Tech economics: scale and scope
Tech has its own quirks when it comes to the marketplace. The very nature of technology — the way we create it, distribute it and consume it — sees a marketplace comprised of monopolies. Think Google, Microsoft, Amazon and Apple.
This is, in part, down to tech economics. Namely, the economies of scale and scope in the tech industry. As a result, instead of battling for the top spot within a given market, competition happens between distinct tech markets.
Here, we explore the wonderful world of tech economics. How does the economic nature of tech impact market performance?
Fixed costs, marginal costs, and the tech market
Fixed costs are business expenses that aren’t dependent on your production level. So, regardless of whether you make one unit of your product or 100 units, fixed costs remain unchanged.
Marginal costs are also relevant in tech economics. Marginal costs cover the changes in expense that come with increased production. So, marginal costs are the ones that are reliant on the level of production. It measures the change in expense from making two of your product, instead of one.
In tech, software development has a high level of fixed costs and considerably lower marginal costs. As a result, many tech companies entering the tech market enjoy a good economy of scale and a good economy of scope.
Economy of scale
‘Economy of scale’ refers to savings caused by increased production levels.

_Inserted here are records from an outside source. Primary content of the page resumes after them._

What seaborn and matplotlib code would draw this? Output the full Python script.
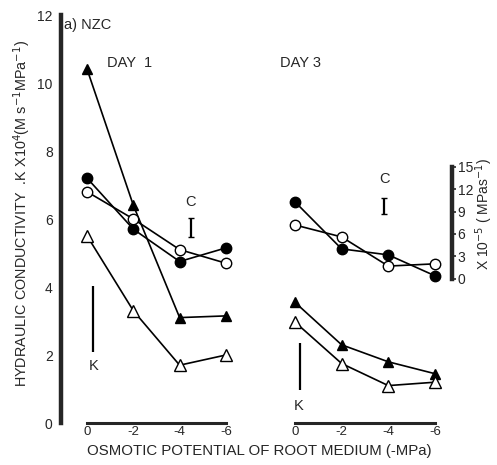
import matplotlib
matplotlib.use("Agg")
import matplotlib.pyplot as plt
import seaborn as sns

# osmotic potential of root medium (MPa)
potential = [0, -2, -4, -6]
tick_labels = ["0", "-2", "-4", "-6"]

# Day 1, all on the K scale (x10^4)
d1_filled_tri = [10.4, 6.4, 3.1, 3.15]
d1_open_tri = [5.5, 3.3, 1.7, 2.0]
d1_filled_circ = [7.2, 5.7, 4.75, 5.15]
d1_open_circ = [6.8, 6.0, 5.1, 4.7]

# Day 3, triangles on K scale, circles on C scale (x10^-5)
d3_filled_tri = [3.55, 2.3, 1.8, 1.45]
d3_open_tri = [2.97, 1.75, 1.1, 1.2]
d3_filled_circ = [10.3, 4.0, 3.2, 0.4]
d3_open_circ = [7.2, 5.6, 1.7, 2.0]

# LSD bars: (x, low, high)
d1_k_bar = [-0.26, 2.1, 4.03]
d1_c_bar = [-4.48, 5.47, 6.03]
d3_k_bar = [-0.21, 0.97, 2.35]
d3_c_bar = [-3.82, 8.7, 10.8]

sns.set_style("white")
plt.rcParams["font.family"] = ["Liberation Sans", "DejaVu Sans"]
plt.rcParams["font.size"] = 10

W, H = 497, 465
fig = plt.figure(figsize=(W / 100, H / 100), dpi=100)


def box(x0, x1, y_top, y_bot):
    return [x0 / W, 1 - y_bot / H, (x1 - x0) / W, (y_bot - y_top) / H]


ax1 = fig.add_axes(box(61, 240, 15, 423))
ax2 = fig.add_axes(box(280, 452, 15, 423))
ax3 = ax2.twinx()

styles = {
    "filled_tri": dict(marker="^", markerfacecolor="black", markersize=7.5),
    "open_tri": dict(marker="^", markerfacecolor="white", markersize=8),
    "filled_circ": dict(marker="o", markerfacecolor="black", markersize=7.5),
    "open_circ": dict(marker="o", markerfacecolor="white", markersize=7.5),
}


def draw(ax, y, kind):
    sns.lineplot(x=potential, y=y, ax=ax, color="black", linewidth=1.2,
                 markeredgecolor="black", markeredgewidth=1.0, sort=False,
                 **styles[kind])


draw(ax1, d1_filled_tri, "filled_tri")
draw(ax1, d1_open_tri, "open_tri")
draw(ax1, d1_filled_circ, "filled_circ")
draw(ax1, d1_open_circ, "open_circ")

draw(ax2, d3_filled_tri, "filled_tri")
draw(ax2, d3_open_tri, "open_tri")
draw(ax3, d3_filled_circ, "filled_circ")
draw(ax3, d3_open_circ, "open_circ")

# LSD bars
for ax, bar in [(ax1, d1_k_bar), (ax1, d1_c_bar), (ax2, d3_k_bar), (ax3, d3_c_bar)]:
    ax.vlines(bar[0], bar[1], bar[2], color="black", linewidth=1.6)
    if bar is d1_c_bar or bar is d3_c_bar:
        ax.hlines([bar[1], bar[2]], bar[0] - 0.12, bar[0] + 0.12, color="black", linewidth=1.0)

ax1.text(d1_c_bar[0], 6.5, "C", ha="center", va="center", fontsize=10.5)
ax1.text(d1_k_bar[0], 1.68, "K", ha="center", va="center", fontsize=10.5)
ax3.text(d3_c_bar[0], 13.3, "C", ha="center", va="center", fontsize=10.5)
ax2.text(d3_k_bar[0] + 0.05, 0.5, "K", ha="center", va="center", fontsize=10.5)

# day 1 axes
ax1.set_xlim(1.13, -6.61)
ax1.set_ylim(0, 12)
ax1.spines["top"].set_visible(False)
ax1.spines["right"].set_visible(False)
ax1.spines["left"].set_linewidth(3.2)
ax1.spines["left"].set_bounds(0, 12)
ax1.spines["bottom"].set_linewidth(2.2)
ax1.spines["bottom"].set_bounds(0, -6)
ax1.set_yticks([0, 2, 4, 6, 8, 10, 12])
ax1.tick_params(axis="y", direction="out", length=4, width=1.2, pad=2, labelsize=10)
ax1.set_xticks(potential)
ax1.set_xticklabels(tick_labels)
ax1.tick_params(axis="x", direction="in", length=4, width=1.2, pad=2, labelsize=9.5)

# day 3 axes
for ax in (ax2, ax3):
    ax.set_xlim(0.64, -6.73)
ax2.set_ylim(0, 12)
for s in ("top", "right", "left"):
    ax2.spines[s].set_visible(False)
ax2.spines["bottom"].set_linewidth(2.2)
ax2.spines["bottom"].set_bounds(0, -6)
ax2.set_yticks([])
ax2.set_xticks(potential)
ax2.set_xticklabels(tick_labels)
ax2.tick_params(axis="x", direction="in", length=4, width=1.2, pad=2, labelsize=9.5)

ax3.set_ylim(-19.3, 35.3)
for s in ("top", "left", "bottom"):
    ax3.spines[s].set_visible(False)
ax3.spines["right"].set_linewidth(3.2)
ax3.spines["right"].set_bounds(0, 15)
ax3.set_yticks([0, 3, 6, 9, 12, 15])
ax3.tick_params(axis="y", direction="out", length=3, width=1.2, pad=1, labelsize=10)

for ax in (ax1, ax2, ax3):
    ax.set_xlabel("")
    ax.set_ylabel("")
    ax.patch.set_visible(False)

fig.text(64 / W, 1 - 25 / H, "a) NZC", ha="left", va="center", fontsize=10.5)
fig.text(130 / W, 1 - 63 / H, "DAY  1", ha="center", va="center", fontsize=10.5)
fig.text(301 / W, 1 - 63 / H, "DAY 3", ha="center", va="center", fontsize=10.5)
fig.text(22 / W, 1 - 213 / H,
         "HYDRAULIC CONDUCTIVITY  .K X10$^{4}$(M s$^{-1}$MPa$^{-1}$)",
         rotation=90, ha="center", va="center", fontsize=10.4)
fig.text(484 / W, 1 - 214 / H, "X 10$^{-5}$ ( MPas$^{-1}$)",
         rotation=90, ha="center", va="center", fontsize=10)
fig.text(259 / W, 1 - 451 / H, "OSMOTIC POTENTIAL OF ROOT MEDIUM (-MPa)",
         ha="center", va="center", fontsize=10.8)

fig.savefig("out.png", dpi=100)
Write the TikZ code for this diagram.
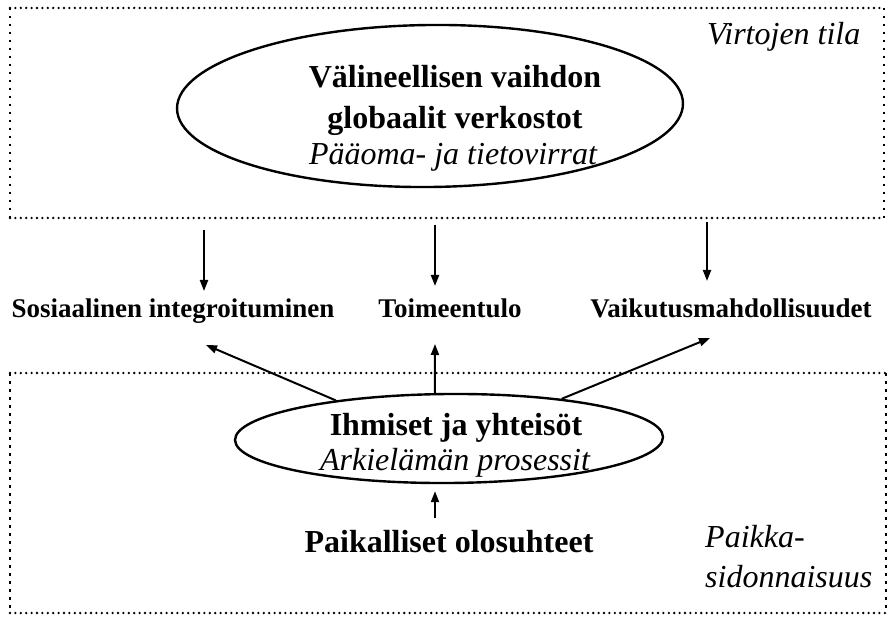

In other words, a good economy of scale means that the more of a product a business makes, the more cost-effective production is.
Many technology products boast a high economy of scale, particularly software. This is due to having more fixed costs than marginal costs. As a result, the cost of creating more of your software program is minimal-to-nothing. Once you’ve paid the fixed costs of creating the software to begin with, mass producing it is as simple as copy and paste. You simply reuse the code.
The economy of scale means successful tech companies can see their profits snowball. So, this side of tech economics is a major contributing factor to the tech market monopoly phenomenon.
Economy of scope
Another key part of tech economics covers the economy of scope. The economy of scope refers to the reduced expense of creating a range of distinct products using shared resources. The idea is to create a complementary set of products while sharing fixed costs.
So, how does the economy of scope apply to tech production? For software, companies might produce a range of programs and feature sets. (Using the same development office and tools.) For hardware, a computer manufacturer might leverage their resources to also make tablets and laptops.
Technology — both hardware and software — quite often has a good economy of scope. Again, this is due to having low marginal costs. As a result, you capitalise on getting the most you can out of your fixed costs. (Which are then offset by the good economy of scale.)
Tech economics have a key part to play in the monolithic nature of the tech marketplaces. Once you’re on top, it gets proportionally cheaper and easier to stay there.
So, could you leverage the economies of scale and scope in tech to rise in your marketplace?